Ano VII

Raça

domingo mai 19, 2013

Raça (2012), de Joel Zito Araújo e Megan Mylan

No início de Raça há uma informação interessante: o Brasil foi o último país a ter abolido a escravidão. Bofetada em quem diz que nunca existiu racismo por aqui. Existe e deve ser combatido. As informações seguintes, de certo modo, atenuam a salutar agressão. O Brasil teria se tornado uma das nações mais miscigenadas do mundo, um país famoso por sua harmonia racial. Seria irônico?

Obviamente isso será relativizado (ou mesmo negado) nas imagens vindouras, já que a verdadeira intenção de Raça é questionar algumas verdades sobre nossa gente, nossos costumes, nossa mistura, enquanto mostra a luta de duas personalidades negras (o senador Paulo Paim e o músico Netinho de Paula) e de uma mulher comum, neta de escravos e moradora em um quilombo, em assuntos de grande importância (representatividade dos negros na mídia, Estatuto da Igualdade Racial, reconhecimento da nação quilombola).

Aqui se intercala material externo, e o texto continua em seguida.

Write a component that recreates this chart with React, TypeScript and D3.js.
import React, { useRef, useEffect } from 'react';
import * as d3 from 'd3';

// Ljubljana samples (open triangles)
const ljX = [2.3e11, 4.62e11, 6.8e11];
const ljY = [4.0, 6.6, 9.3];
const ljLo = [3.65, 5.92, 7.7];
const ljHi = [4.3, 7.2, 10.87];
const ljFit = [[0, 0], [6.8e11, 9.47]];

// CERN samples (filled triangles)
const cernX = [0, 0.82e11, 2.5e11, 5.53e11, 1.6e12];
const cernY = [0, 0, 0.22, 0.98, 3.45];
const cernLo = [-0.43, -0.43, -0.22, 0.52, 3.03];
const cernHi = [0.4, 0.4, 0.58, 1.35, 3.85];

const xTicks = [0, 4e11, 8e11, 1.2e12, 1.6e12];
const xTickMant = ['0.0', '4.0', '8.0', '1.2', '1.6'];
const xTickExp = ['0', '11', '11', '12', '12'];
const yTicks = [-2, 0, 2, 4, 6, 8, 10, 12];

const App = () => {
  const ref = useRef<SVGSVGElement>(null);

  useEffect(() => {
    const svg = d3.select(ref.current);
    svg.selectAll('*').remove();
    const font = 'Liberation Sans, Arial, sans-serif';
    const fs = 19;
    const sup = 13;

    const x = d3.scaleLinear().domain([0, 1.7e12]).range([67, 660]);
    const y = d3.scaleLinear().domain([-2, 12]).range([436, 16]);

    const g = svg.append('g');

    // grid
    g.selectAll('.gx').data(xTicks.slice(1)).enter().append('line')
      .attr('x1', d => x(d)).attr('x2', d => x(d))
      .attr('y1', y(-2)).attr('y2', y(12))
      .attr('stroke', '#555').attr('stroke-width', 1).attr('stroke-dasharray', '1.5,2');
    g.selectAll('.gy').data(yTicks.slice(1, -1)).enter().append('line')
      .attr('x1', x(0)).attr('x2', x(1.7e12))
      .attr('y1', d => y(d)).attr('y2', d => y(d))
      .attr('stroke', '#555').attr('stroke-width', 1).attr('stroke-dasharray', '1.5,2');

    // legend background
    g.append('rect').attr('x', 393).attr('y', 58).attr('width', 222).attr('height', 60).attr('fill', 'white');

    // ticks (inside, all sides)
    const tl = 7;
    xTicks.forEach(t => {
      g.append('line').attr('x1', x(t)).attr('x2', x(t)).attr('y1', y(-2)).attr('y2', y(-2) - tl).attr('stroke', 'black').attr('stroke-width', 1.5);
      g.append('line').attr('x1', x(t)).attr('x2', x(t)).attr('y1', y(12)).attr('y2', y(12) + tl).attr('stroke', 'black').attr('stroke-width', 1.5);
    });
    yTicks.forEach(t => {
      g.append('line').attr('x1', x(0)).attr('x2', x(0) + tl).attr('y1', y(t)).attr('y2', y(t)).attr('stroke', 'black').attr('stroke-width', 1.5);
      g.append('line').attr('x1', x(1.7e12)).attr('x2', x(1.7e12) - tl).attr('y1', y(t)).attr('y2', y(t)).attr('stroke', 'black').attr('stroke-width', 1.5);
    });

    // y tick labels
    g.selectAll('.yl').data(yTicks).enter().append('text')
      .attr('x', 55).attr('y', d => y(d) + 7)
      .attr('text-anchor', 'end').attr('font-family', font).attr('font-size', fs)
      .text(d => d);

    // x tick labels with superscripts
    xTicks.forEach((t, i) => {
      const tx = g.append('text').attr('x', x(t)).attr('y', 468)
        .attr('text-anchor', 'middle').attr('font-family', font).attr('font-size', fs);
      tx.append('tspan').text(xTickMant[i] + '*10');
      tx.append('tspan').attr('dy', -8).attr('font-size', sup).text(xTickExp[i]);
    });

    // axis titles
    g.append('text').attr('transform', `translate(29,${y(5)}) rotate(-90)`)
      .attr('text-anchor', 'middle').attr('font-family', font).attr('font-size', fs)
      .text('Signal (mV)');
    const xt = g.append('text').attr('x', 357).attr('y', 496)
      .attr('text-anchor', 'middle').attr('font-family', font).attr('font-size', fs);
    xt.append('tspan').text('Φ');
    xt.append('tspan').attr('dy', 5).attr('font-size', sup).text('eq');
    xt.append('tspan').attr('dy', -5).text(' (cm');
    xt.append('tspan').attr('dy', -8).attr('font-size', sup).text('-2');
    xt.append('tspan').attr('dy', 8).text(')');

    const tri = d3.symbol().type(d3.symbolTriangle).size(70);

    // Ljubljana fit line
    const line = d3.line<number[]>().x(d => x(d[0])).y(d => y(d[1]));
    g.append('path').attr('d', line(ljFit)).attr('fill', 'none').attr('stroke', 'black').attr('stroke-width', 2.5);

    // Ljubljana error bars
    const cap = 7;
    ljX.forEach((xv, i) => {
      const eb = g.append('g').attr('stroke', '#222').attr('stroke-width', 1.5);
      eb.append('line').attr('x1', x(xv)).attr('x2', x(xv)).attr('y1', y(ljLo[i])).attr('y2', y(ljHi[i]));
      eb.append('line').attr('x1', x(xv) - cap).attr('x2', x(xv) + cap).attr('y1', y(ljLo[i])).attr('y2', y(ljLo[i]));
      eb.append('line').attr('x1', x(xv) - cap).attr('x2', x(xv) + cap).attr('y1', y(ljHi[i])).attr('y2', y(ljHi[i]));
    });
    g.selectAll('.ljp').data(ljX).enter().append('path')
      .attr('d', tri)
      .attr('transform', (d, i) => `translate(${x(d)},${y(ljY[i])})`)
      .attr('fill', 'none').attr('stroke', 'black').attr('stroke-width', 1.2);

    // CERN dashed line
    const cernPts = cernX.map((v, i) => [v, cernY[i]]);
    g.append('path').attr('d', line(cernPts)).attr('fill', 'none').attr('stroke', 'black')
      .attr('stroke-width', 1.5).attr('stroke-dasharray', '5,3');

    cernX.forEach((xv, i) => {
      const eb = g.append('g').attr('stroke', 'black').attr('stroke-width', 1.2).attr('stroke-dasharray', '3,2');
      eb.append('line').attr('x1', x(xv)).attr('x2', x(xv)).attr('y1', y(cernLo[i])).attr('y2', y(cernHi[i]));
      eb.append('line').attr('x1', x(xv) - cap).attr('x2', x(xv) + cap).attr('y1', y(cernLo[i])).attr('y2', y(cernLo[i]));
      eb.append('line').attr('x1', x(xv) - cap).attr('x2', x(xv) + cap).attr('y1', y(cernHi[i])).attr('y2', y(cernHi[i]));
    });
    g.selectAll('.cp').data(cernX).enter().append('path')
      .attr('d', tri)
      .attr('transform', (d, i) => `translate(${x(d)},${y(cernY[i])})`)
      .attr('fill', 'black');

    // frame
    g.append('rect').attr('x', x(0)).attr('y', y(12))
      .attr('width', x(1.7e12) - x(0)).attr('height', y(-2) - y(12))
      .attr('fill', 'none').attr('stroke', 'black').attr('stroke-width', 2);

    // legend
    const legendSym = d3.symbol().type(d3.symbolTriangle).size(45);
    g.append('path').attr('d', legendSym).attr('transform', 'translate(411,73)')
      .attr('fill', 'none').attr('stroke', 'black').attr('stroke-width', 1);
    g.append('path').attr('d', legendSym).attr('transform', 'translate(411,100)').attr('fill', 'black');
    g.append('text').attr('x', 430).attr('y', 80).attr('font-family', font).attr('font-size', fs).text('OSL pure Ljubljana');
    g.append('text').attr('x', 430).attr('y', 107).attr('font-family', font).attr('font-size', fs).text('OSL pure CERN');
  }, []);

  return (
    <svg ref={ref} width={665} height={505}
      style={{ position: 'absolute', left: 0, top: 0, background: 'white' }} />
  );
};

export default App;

Em quase todas as cenas a impressão é de câmera escondida (que, no entanto, não se situa como se assim estivesse). Vemos o cotidiano dessas três pessoas como se fossemos testemunhas de seus atos. Ouvimos suas conversas, acompanhamos suas refeições. Por vezes podemos até ter vontade de pedir para Paulo Paim desligar seu celular, que insiste em tocar uma dessas melodias chatas que costumam poluir sonoramente os ambientes.

Sabemos que boa intenção não resulta obrigatoriamente em bom cinema. Tais elementos caminham com independência, e naufrágios são comuns quando se acredita que um bom tema é o bastante. No mais, o combate a algo abjeto como o racismo muitas vezes necessita de força e contundência. Características que o filme apresenta, mas em doses pequenas.

Raça tem uma edição inteligente e alguns achados, como a contraposição de um discurso do senador Demóstenes com o de Paim, a titubeada que a câmera dá antes de desistir de mostrar a Dona Rosa e, principalmente, a entrevista em que Paim menciona os direitos civis conquistados pelos negros norte-americanos nos anos 1960 e encerra com uma provocação marota à entrevistadora: "Está aqui o relator, você não quer conversar com ele? Ele é branco, viu?"